Both sow thistle and dandelions are edible. I believe he has dandelions, though.
Yep, me too.
It looks very similar to what happens to tough broadleaves with fleshy roots (curly dock, burdock, dandelion, plume thistle, musk thistle, bull thistle) after hitting them with herbicides that only pi$$ them off. I’ve burned down those weeds with glyphosate and 2-4D a great number of times, only to find them coming back with more, and stronger growth from the base/rosette.
Could have been “Canada Thistle”; cutting below the crown doesn’t work on those.
i harvest some early to eat then harvest with a long knife for the chics/ rabbits. they love it and it slows the plants growth. they get cut before they flower. love dandelions! we get huge ones here also. should see the ones near my compost pile. they cant grow in my green mulched rows.
Every time I pull them my dog looooves to eat the roots. He looks extremely goofy strutting away with a big clump of them in his mouth.
Nope, I know Canada thistle all too well.

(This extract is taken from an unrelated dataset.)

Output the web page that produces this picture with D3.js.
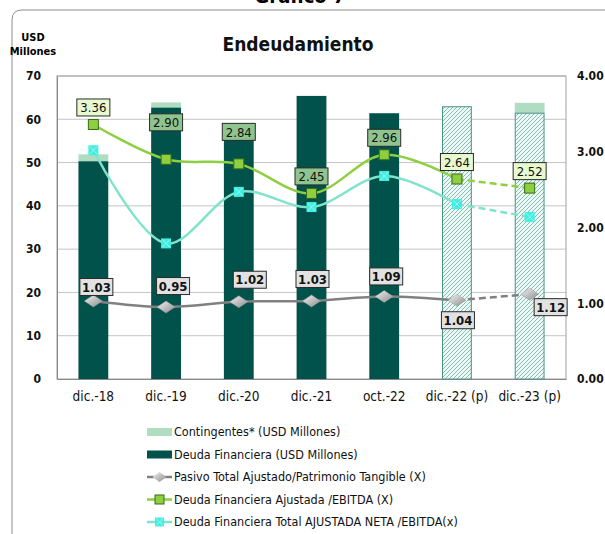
<!DOCTYPE html>
<html>
<head>
<meta charset="utf-8">
<script src="https://cdn.jsdelivr.net/npm/d3@7"></script>
<style>
  body { margin: 0; background: #fff; }
  svg { font-family: "DejaVu Sans Condensed", "DejaVu Sans", sans-serif; }
</style>
</head>
<body>
<div id="chart"></div>
<script>
const width = 605, height = 534,
    margin = { top: 76, bottom: 155, left: 57, right: 39 };

// data
const categories = ["dic.-18", "dic.-19", "dic.-20", "dic.-21", "oct.-22", "dic.-22 (p)", "dic.-23 (p)"];
const projected = [false, false, false, false, false, true, true];
const deudaFinanciera = [50.3, 62.7, 58.5, 65.4, 61.4, 62.9, 61.4];
const contingentes = [1.6, 1.2, 0, 0, 0, 0, 2.4];
const pasivoPatrimonio = [1.03, 0.95, 1.02, 1.03, 1.09, 1.04, 1.12];
const deudaAjEbitda = [3.36, 2.90, 2.84, 2.45, 2.96, 2.64, 2.52];
const deudaNetaEbitda = [3.02, 1.79, 2.47, 2.27, 2.68, 2.31, 2.14];
const leftTicks = [0, 10, 20, 30, 40, 50, 60, 70];
const rightTicks = [0, 1, 2, 3, 4];

// label offsets (layout only)
const greenLabelDy = [-17, -37, -32, -17, -17, -17, -17];
const greyLabelDx = [3, 7, 11, 1, 2, 1, 21];
const greyLabelDy = [-14, -21, -22, -22, -20, 20, 13];

const colDeuda = "#00524a", colCont = "#b0dcc2", colHatch = "#4a9488";
const colGreen = "#8dcf3f", colCyan = "#80e3cc", colGrey = "#808080";

const svg = d3.select("#chart").append("svg")
    .attr("width", width).attr("height", height);

const defs = svg.append("defs");
const pat = defs.append("pattern")
    .attr("id", "hatch").attr("patternUnits", "userSpaceOnUse")
    .attr("width", 4).attr("height", 4);
pat.append("rect").attr("width", 4).attr("height", 4).attr("fill", "#eef8f5");
pat.append("path").attr("d", "M-1,1 l2,-2 M0,4 l4,-4 M3,5 l2,-2")
    .attr("stroke", "#6aafa2").attr("stroke-width", 0.8);
const grad = defs.append("linearGradient").attr("id", "dia")
    .attr("x1", 0).attr("y1", 0).attr("x2", 1).attr("y2", 1);
grad.append("stop").attr("offset", "0%").attr("stop-color", "#f4f4f4");
grad.append("stop").attr("offset", "100%").attr("stop-color", "#8a8a8a");

// outer frame
svg.append("path")
    .attr("d", "M12,540 L12,20 Q12,10 22,10 L610,10")
    .attr("fill", "none").attr("stroke", "#8c8c8c").attr("stroke-width", 1);

svg.append("text").attr("x", 300).attr("y", 3).attr("text-anchor", "middle")
    .attr("font-size", 20).attr("font-weight", "bold").text("Gráfico 7");

svg.append("text").attr("x", 298).attr("y", 51).attr("text-anchor", "middle")
    .attr("font-size", 19).attr("font-weight", "bold").attr("fill", "#111")
    .text("Endeudamiento");
svg.append("text").attr("x", 33).attr("y", 41).attr("text-anchor", "middle")
    .attr("font-size", 11).attr("font-weight", "bold").text("USD");
svg.append("text").attr("x", 33).attr("y", 55).attr("text-anchor", "middle")
    .attr("font-size", 11).attr("font-weight", "bold").text("Millones");

const x = d3.scaleBand().domain(categories)
    .range([margin.left, width - margin.right])
    .paddingInner(0.59).paddingOuter(0.295);
const y = d3.scaleLinear().domain([0, 70]).range([height - margin.bottom, margin.top]);
const y2 = d3.scaleLinear().domain([0, 4]).range([height - margin.bottom, margin.top]);
const cx = i => x(categories[i]) + x.bandwidth() / 2;

// gridlines
svg.append("g").selectAll("line").data(leftTicks.slice(1))
    .join("line")
    .attr("x1", margin.left).attr("x2", width - margin.right)
    .attr("y1", d => y(d)).attr("y2", d => y(d))
    .attr("stroke", "#c4c4c4").attr("stroke-width", 1);

// plot frame
svg.append("rect")
    .attr("x", margin.left).attr("y", margin.top)
    .attr("width", width - margin.right - margin.left)
    .attr("height", height - margin.bottom - margin.top)
    .attr("fill", "none").attr("stroke", "#a0a0a0");

// axes
const yAxisL = svg.append("g").attr("transform", `translate(${margin.left},0)`)
    .call(d3.axisLeft(y).tickValues(leftTicks).tickSize(0).tickPadding(16));
yAxisL.select(".domain").attr("stroke", "#888");
yAxisL.selectAll("text").attr("font-size", 12).attr("font-weight", "bold")
    .attr("fill", "#111").attr("font-family", "DejaVu Sans Condensed, DejaVu Sans");

const yAxisR = svg.append("g").attr("transform", `translate(${width - margin.right},0)`)
    .call(d3.axisRight(y2).tickValues(rightTicks).tickFormat(d3.format(".2f")).tickSize(0).tickPadding(11));
yAxisR.select(".domain").remove();
yAxisR.selectAll("text").attr("font-size", 12).attr("font-weight", "bold")
    .attr("fill", "#111").attr("font-family", "DejaVu Sans Condensed, DejaVu Sans");

const xAxis = svg.append("g").attr("transform", `translate(0,${height - margin.bottom})`)
    .call(d3.axisBottom(x).tickSize(0).tickPadding(12));
xAxis.select(".domain").attr("stroke", "#888");
xAxis.selectAll("text").attr("font-size", 13.5).attr("fill", "#111")
    .attr("font-family", "DejaVu Sans Condensed, DejaVu Sans");

// bars
const barData = categories.map((c, i) => ({
    c, i, deuda: deudaFinanciera[i], cont: contingentes[i], p: projected[i]
}));
svg.append("g").selectAll("rect.cont").data(barData.filter(d => d.cont > 0))
    .join("rect").attr("class", "cont")
    .attr("x", d => x(d.c)).attr("width", x.bandwidth())
    .attr("y", d => y(d.deuda + d.cont))
    .attr("height", d => y(d.deuda) - y(d.deuda + d.cont))
    .attr("fill", colCont);
svg.append("g").selectAll("rect.deuda").data(barData)
    .join("rect").attr("class", "deuda")
    .attr("x", d => x(d.c) + (d.p ? 0.5 : 0))
    .attr("width", d => x.bandwidth() - (d.p ? 1 : 0))
    .attr("y", d => y(d.deuda))
    .attr("height", d => y(0) - y(d.deuda))
    .attr("fill", d => d.p ? "url(#hatch)" : colDeuda)
    .attr("stroke", d => d.p ? colHatch : "none")
    .attr("stroke-width", 1);

// lines
function drawSeries(values, color, width) {
    const pts = values.map((v, i) => [cx(i), y2(v)]);
    const solid = d3.line().curve(d3.curveCatmullRom.alpha(0.5));
    svg.append("path").attr("d", solid(pts.slice(0, 6)))
        .attr("fill", "none").attr("stroke", color).attr("stroke-width", width);
    svg.append("path").attr("d", d3.line()(pts.slice(5)))
        .attr("fill", "none").attr("stroke", color).attr("stroke-width", width)
        .attr("stroke-dasharray", "7,4");
    return pts;
}

const greyPts = drawSeries(pasivoPatrimonio, colGrey, 2.5);
const cyanPts = drawSeries(deudaNetaEbitda, colCyan, 2.5);
const greenPts = drawSeries(deudaAjEbitda, colGreen, 2.5);

// markers
svg.append("g").selectAll("path").data(greyPts).join("path")
    .attr("transform", d => `translate(${d[0]},${d[1]})`)
    .attr("d", "M0,-6 L9,0 L0,6 L-9,0 Z")
    .attr("fill", "url(#dia)").attr("stroke", "#9a9a9a").attr("stroke-width", 0.5);

const cyanG = svg.append("g").selectAll("g").data(cyanPts).join("g")
    .attr("transform", d => `translate(${d[0]},${d[1]})`);
cyanG.append("rect").attr("x", -5).attr("y", -5).attr("width", 10).attr("height", 10)
    .attr("fill", "#3ef0e4");
cyanG.append("path").attr("d", "M-4,-4 L4,4 M-4,4 L4,-4")
    .attr("stroke", "#a8f0ea").attr("stroke-width", 1);

svg.append("g").selectAll("rect").data(greenPts).join("rect")
    .attr("x", d => d[0] - 5).attr("y", d => d[1] - 5)
    .attr("width", 10).attr("height", 10)
    .attr("fill", colGreen).attr("stroke", "#3a6a1c").attr("stroke-width", 1);

// data labels
function label(px, py, txt, fill, bold) {
    const g = svg.append("g").attr("transform", `translate(${px},${py})`);
    const w = 33, h = 17;
    g.append("rect").attr("x", -w / 2).attr("y", -h / 2).attr("width", w).attr("height", h)
        .attr("fill", fill).attr("stroke", "#2a2a2a").attr("stroke-width", 1);
    g.append("text").attr("text-anchor", "middle").attr("dy", "0.36em")
        .attr("font-size", 13).attr("font-weight", bold ? "bold" : "normal")
        .attr("fill", "#111").text(txt);
}
greenPts.forEach((p, i) => {
    const onDark = !projected[i] && y2(deudaAjEbitda[i]) + greenLabelDy[i] > y(deudaFinanciera[i]);
    label(p[0], p[1] + greenLabelDy[i], d3.format(".2f")(deudaAjEbitda[i]),
        onDark ? "#8fc48e" : "#e9f9cf", false);
});
greyPts.forEach((p, i) => {
    label(p[0] + greyLabelDx[i], p[1] + greyLabelDy[i], d3.format(".2f")(pasivoPatrimonio[i]),
        "#e2e2e2", true);
});

// legend
const legendItems = [
    { name: "Contingentes* (USD Millones)", type: "bar", color: colCont },
    { name: "Deuda Financiera (USD Millones)", type: "bar", color: colDeuda },
    { name: "Pasivo Total Ajustado/Patrimonio Tangible (X)", type: "grey" },
    { name: "Deuda Financiera Ajustada /EBITDA (X)", type: "green" },
    { name: "Deuda Financiera Total AJUSTADA NETA /EBITDA(x)", type: "cyan" }
];
const lg = svg.append("g").selectAll("g").data(legendItems).join("g")
    .attr("transform", (d, i) => `translate(147,${432 + i * 22.5})`);
lg.each(function (d) {
    const g = d3.select(this);
    if (d.type === "bar") {
        g.append("rect").attr("x", 0).attr("y", -4).attr("width", 25).attr("height", 8)
            .attr("fill", d.color);
    } else {
        const c = d.type === "grey" ? colGrey : d.type === "green" ? colGreen : colCyan;
        g.append("line").attr("x1", 0).attr("x2", 25).attr("stroke", c).attr("stroke-width", 2.5);
        if (d.type === "grey") {
            g.append("path").attr("transform", "translate(12.5,0)")
                .attr("d", "M0,-5 L7,0 L0,5 L-7,0 Z").attr("fill", "url(#dia)");
        } else if (d.type === "green") {
            g.append("rect").attr("x", 8).attr("y", -4.5).attr("width", 9).attr("height", 9)
                .attr("fill", colGreen).attr("stroke", "#3a6a1c");
        } else {
            g.append("rect").attr("x", 8).attr("y", -4.5).attr("width", 9).attr("height", 9)
                .attr("fill", "#3ef0e4");
            g.append("path").attr("d", "M9,-3.5 L16,3.5 M9,3.5 L16,-3.5")
                .attr("stroke", "#a8f0ea");
        }
    }
    g.append("text").attr("x", 27).attr("dy", "0.35em").attr("font-size", 12.5)
        .attr("fill", "#111").text(d.name);
});
</script>
</body>
</html>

I was cutting bull, plume, and musk thistle rosettes.
Ditto! If you work a little each day/week you will soon have the weeds under control. We have eliminated thistles in this same manner.
My only exception is using Avenger on perennial bindweed. Dreaded stuff that creeps from the turf to the blueberries
Avenger is safe to use around plants. Expensive though.
I don’t disagree with manually removing tough weeds. I’ve spent a bunch of hours with a potato fork this spring removing roots and all of thistles, stinging nettles (tough SOB’s they form a “mat” of roots gotta get the entire thing), mother wort, and hoary alyssum from my clover foodplots. I’ve found that total removal of the roots are the best way to deal with those weeds.
Well about 4 applications and they are finally looking like they are not liking it… Am I just not spraying enough on them? I wet them a bit with the sprayer but don’t try to douse them on the stuff.
Segue… Damn Spectracide; it costs twice as much as it used to, it has half the active ingredient, so the directions ask you to use twice as much… My old bottle had 7.56% 2,4-d, the new bottle, same retail product, has 3.74% 2,4-d.
Most selective herbicides are contact herbicides, as such wetting as much of the leaf surfaces as possible is required for an effective kill. Are dandelions listed as being a weed killed or controlled on your herbicide label?
Yup, prominently displayed front and center on the picture itself and one of the first named.
Inflation…no matter how some try to disguise it.
That’s what I use as a weed killer too, but when I’m serious I add some orange oil.
@Catydid … I sprayed some the other day after mentioning it here…
Just 5% vinegar and dish soap.
Toasted… works really good on a hot sunny day.
Haha, nice results!
ive tried that but it only burns them and they come back in a week. i think northern weeds are a little tougher than their southern counterparts
Vinegar and soap only burn down the top growth, not the roots. At least IME that’s what happens.
When you kill the top… some will come back… some not. It does take a little while for them to come back here… 2 or 3 weeks.
I think getting hot sun on the vinegar soaked weeds or grass is what makes the kill better.
We have plenty of hot sunny days this year.
I get best results if I spray at 9 or 10 am on a very hot sunny day (low to no wind).
These can have 14"+ roots and if you leave two inches of root a foot down they come back. I kid you not; it takes about four applications of 2,4-d to kill established ones. A single application barely registers, a second application causes twisted growth but they eventually recover. Three ought to do it but four to play it safe.